I've suggested (& published in 21 journal papers) a new theory called quantised inertia (or MiHsC) that assumes that inertia is caused by horizons damping quantum fields. It predicts galaxy rotation & lab thrusts without any dark stuff or adjustment. My University webpage is here, I've written a book called Physics from the Edge and I'm on twitter as @memcculloch. Most of my content is at patreon now: here

Tuesday 17 December 2013

Jumping flash drives?

I'm always looking for simpler experiments to test MiHsC. It seems every few months I find a simpler one, so maybe I should just wait till I find one simple enough to do with Lego :) Anyway, one I have recently noticed was by Kish (2007). He took flash drives, weighed them to milligram accuracy and noticed that whenever they were written to, or erased, they lost a bit of weight (about 0.001%) for a short time.

First the caution: what could be happening is that the flash drive is getting hot and moving the air nearby by convection, or water is evaporating from it. Kish (2007) thought not, because the effect did not depend on humidity, or decay with time in the right way. A better experiment would use a vacuum to eliminate these possibilities.

Second the wonder: this could be due to MiHsC. Whenever flash drives are used, the electrons in them are hugely accelerated (flash drives write to memory in one go rather than bit by bit) and you may remember that in MiHsC, whenever there is an acceleration, the inertial mass of everything close by increases slightly. This means that the flash drives, when used, should gain inertial mass by MiHsC and become slightly less sensitive to gravity, ie: they will appear to lose weight, as observed.

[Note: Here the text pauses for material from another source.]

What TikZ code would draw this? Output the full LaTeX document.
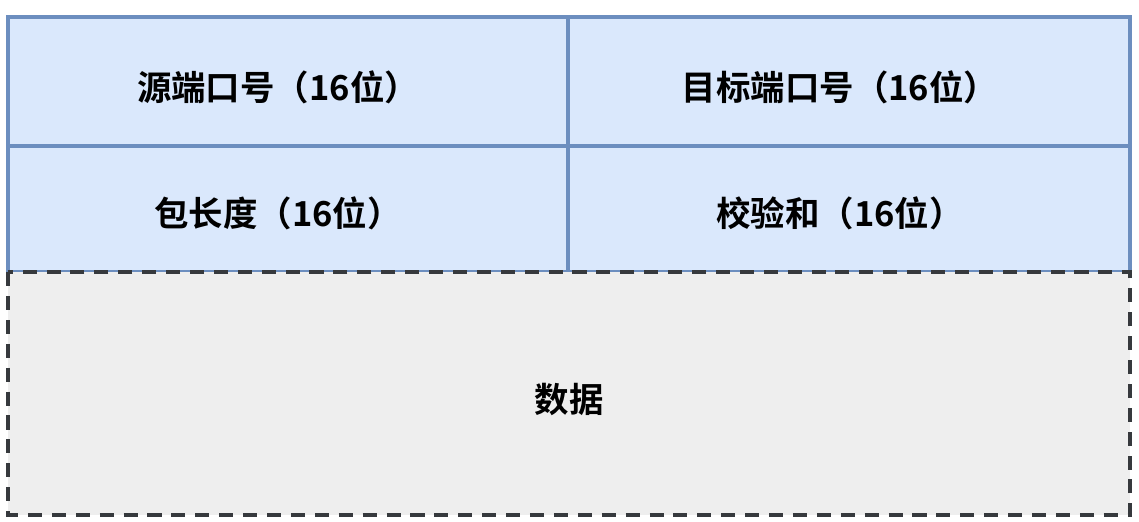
\documentclass[tikz,border=0pt]{standalone}
\usepackage{fontspec}
\setmainfont{Noto Sans CJK SC}[BoldFont={* Bold}]
\definecolor{cellfill}{HTML}{DAE8FC}
\definecolor{celldraw}{HTML}{6C8EBF}
\definecolor{datafill}{HTML}{EEEEEE}
\definecolor{datadraw}{HTML}{36393D}
\tikzset{
    cell/.style={fill=cellfill, draw=celldraw, line width=2.4pt},
    datacell/.style={fill=datafill, draw=datadraw, line width=2.4pt, dash pattern=on 10pt off 7pt},
    celltext/.style={font=\bfseries\fontsize{24.5}{28}\selectfont}
}
\begin{document}
\begin{tikzpicture}[x=0.025cm, y=-0.025cm]
        \useasboundingbox (0,0) rectangle (1139,521);

        \draw[cell] (8,17) rectangle (568,146);
        \draw[cell] (568,17) rectangle (1130,146);
        \draw[cell] (8,146) rectangle (568,272);
        \draw[cell] (568,146) rectangle (1130,272);
        \draw[datacell] (8,272) rectangle (1130,515);

        \node[celltext] (srcport) at (278,87) {源端口号（16位）};
        \node[celltext] (dstport) at (840,87) {目标端口号（16位）};
        \node[celltext] (length) at (278,213) {包长度（16位）};
        \node[celltext] (checksum) at (840,213) {校验和（16位）};
        \node[celltext] (data) at (569,399) {数据};
    \end{tikzpicture}
\end{document}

This is a simple experiment to do, requiring only flash drives and precision balances, and ideally a vacuum. Without the vacuum it could be done at home. Also unlike the superconductor experiments I've been discussing, the motion of electrons in flash drives should be calculable, and so it should be possible to make a prediction of the weight loss with MiHsC (see McCulloch, 2011) and then test it.

I intend to try this experiment at home (vacuumless) during 2014, but I thought I would mention it here so if anyone out there has the equipment, skill and enthusiasm, you could try it too (the more the merrier). I'd love to see your results: especially estimates of the electron acceleration and a measurement of the drive's weight loss, if any.

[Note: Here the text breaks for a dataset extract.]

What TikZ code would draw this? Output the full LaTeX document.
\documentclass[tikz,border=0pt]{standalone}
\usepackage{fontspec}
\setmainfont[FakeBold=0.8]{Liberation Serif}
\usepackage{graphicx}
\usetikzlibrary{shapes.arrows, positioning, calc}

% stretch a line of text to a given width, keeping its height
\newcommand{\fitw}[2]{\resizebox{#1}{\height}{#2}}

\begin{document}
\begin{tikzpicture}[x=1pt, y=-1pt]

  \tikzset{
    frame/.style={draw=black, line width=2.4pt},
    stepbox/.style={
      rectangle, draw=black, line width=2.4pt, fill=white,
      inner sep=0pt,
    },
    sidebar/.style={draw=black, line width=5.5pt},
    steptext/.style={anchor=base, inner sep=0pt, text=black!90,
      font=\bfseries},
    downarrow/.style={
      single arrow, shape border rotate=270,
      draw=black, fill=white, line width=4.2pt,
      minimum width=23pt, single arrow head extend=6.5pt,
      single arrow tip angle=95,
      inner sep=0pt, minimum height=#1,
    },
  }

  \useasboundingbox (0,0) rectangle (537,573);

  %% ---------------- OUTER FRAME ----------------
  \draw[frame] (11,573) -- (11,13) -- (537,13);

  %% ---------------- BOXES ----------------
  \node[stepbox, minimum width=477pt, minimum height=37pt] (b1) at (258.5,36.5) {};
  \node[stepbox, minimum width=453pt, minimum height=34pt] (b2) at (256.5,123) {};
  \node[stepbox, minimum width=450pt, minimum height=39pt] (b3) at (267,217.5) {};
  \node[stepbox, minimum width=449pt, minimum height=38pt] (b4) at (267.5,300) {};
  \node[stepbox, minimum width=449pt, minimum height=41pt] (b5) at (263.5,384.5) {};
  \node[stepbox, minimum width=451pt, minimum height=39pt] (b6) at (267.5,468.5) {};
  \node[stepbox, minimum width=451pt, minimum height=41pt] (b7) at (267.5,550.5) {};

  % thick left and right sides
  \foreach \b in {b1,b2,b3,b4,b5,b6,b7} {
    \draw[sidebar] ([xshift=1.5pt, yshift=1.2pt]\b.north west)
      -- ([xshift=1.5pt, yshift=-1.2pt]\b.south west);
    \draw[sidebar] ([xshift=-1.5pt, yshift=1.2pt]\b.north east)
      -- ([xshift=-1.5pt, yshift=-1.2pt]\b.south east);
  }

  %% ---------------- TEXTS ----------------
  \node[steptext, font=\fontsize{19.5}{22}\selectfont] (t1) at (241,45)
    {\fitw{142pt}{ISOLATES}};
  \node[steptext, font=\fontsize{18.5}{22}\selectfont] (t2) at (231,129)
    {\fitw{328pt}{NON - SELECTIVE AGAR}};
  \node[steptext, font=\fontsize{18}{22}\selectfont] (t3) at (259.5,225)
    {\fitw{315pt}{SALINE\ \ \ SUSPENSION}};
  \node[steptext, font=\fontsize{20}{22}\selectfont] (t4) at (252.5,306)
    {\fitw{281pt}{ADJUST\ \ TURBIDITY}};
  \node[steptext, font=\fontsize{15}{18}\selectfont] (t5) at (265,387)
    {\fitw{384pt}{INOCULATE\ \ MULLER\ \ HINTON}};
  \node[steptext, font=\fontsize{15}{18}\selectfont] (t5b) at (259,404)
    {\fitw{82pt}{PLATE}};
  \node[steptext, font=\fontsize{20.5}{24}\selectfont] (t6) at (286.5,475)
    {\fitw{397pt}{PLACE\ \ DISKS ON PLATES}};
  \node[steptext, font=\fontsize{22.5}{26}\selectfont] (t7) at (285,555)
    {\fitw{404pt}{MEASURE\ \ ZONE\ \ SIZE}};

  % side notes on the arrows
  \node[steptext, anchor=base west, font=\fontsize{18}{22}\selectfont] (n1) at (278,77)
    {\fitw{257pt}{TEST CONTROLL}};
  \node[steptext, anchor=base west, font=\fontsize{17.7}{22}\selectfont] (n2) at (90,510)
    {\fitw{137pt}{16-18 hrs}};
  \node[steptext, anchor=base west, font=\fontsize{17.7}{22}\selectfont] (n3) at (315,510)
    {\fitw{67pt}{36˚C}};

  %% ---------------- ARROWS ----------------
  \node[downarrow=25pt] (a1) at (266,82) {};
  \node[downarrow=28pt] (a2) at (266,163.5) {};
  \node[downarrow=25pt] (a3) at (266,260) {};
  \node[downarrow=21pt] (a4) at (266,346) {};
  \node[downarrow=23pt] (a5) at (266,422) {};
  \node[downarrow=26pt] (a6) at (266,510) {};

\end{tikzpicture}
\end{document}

Kish, L.B., 2007. Gravitational mass of information. Fluct. Noise Letters, Vol. 7, No. 4, C51-C68 (see section 3, experiments). Preprint

McCulloch, M.E., 2011. Physics Procedia, Vol. 20, 134-139. Preprint , Paper


Richard T said...

Another thing to watch out for is E/M effects from the flash drive onto the scale during RW.
Also, I would be interested on the physical setup (USB extension etc) as I agree, it may be something else affecting the weight reading.

Mike McCulloch said...

Yes, the experiment needs to be redone in a vacuum & with a Faraday cage.

TVulgaris said...

Make it as closed-system as possible? Control the drive with a PLC/PGA/FPGA/SoC (depending on how fancy you want to get) with internal power, with the entire system completely enclosed and shielded, running with the bare minimum information exchange outside of your test chamber (like maybe one LED). The system operation should also contribute to observed effect, but I'm thinking there's sufficient information available to closely estimate what that might be, and it may be moot, as I would think the R/RW magnitude would overwhelm it. My 2 pisa from the peanut gallery, and I really wish you'd have shut the door on that rabbit-hole, the drop near to killed me...

Mike McCulloch said...

Thank you for your suggestion of a System on a Chip (SoC): the more isolated the better. I suspect, on balance :) that most of Kish's weight anomaly was due to an interaction with the air, but I think that with more isolation this experiment would be a relatively easy way to expose MiHsC effects.

Truckle said...

I apologise for writing as I am a layman but I find your blog very interesting and am trying to understand without having the mathematics to do so. So, Question: Since the inertial mass of nearby objects increases when subjected to the presence of an acceleration object could it be accurately visualised that the object is "gripping nearby objects in their locations" (by increasing their inertial mass) in order to permit acceleration relative to them? Or is this "not even wrong"?

Mike McCulloch said...

Truckle: No apology needed. Good question. It could be said that they are gripping nearby objects, but in the reference frame of the gripping object. So, it would look like they are pulling other objects along.

conundrum said...

Fascinating! Actually a better way to test might be using a centrifuge with magnetic bearings, slowly accelerate drive to some ridiculous G equivalent then run the tests with the motor drive disconnected. Any decay change should be wasily observable.
Not sure if simply powering the drive but not writing would be enough as many of these implement wear leveling: perhaps simply disabling the on-chip HV supply by dropping Vcc below minimum would be adequate.